On "Nellyville," the title track of his 3-million-selling album, Nelly raps about a mythical burg where everyone owns "40 acres and a pool." Sounds cushy, but on the way up Nelly—who now owns seven cars and a lakefront manse near where he grew up in St. Louis—just wanted to rescue his mother from working at fast-food joints. When the man born Cornell Haynes Jr. made it, "I called her and said, 'You don't have to work anymore.' "
Neither does he. Nellyville, the rapper's follow-up to his 2000 debut record, Country Grammar, sold 716,000 copies in its first week—a record for a black artist. Fans include 'N Sync and Missouri Gov. Bob Holden. "I love his music," says Holden, who defends Nelly's racy lyrics. "The same things were said about Elvis Presley."

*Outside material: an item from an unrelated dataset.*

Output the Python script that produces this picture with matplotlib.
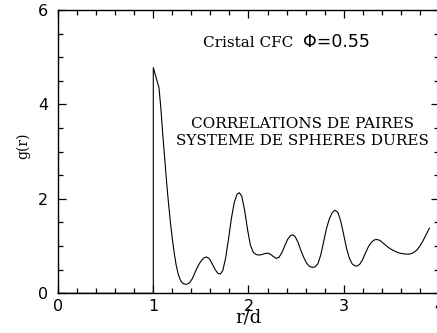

After his mom, Rhoda Mack, 46, and Cornell Sr., 51, an ex-Air Force sergeant, split in 1983, Nelly hit the streets, dealing some things that he says were "not quite legal." Forming the rap act St. Lunatics (his half brother and fellow member Lavell Webb is doing 10 years in prison for robbery), Nelly landed a record deal with Universal Records in 2000. He also has Vokál, a sportswear line sold at hip-hop boutiques and Macy's. When not touring, Nelly, who stars in the September action movie Snipes, hangs with kids Chanel, 6, and Tre, 3. No, he won't say who their mom is, and the mayor of Nellyville isn't looking for a first lady. "I have 9 million ladies to keep happy," he insists. "That's a big job."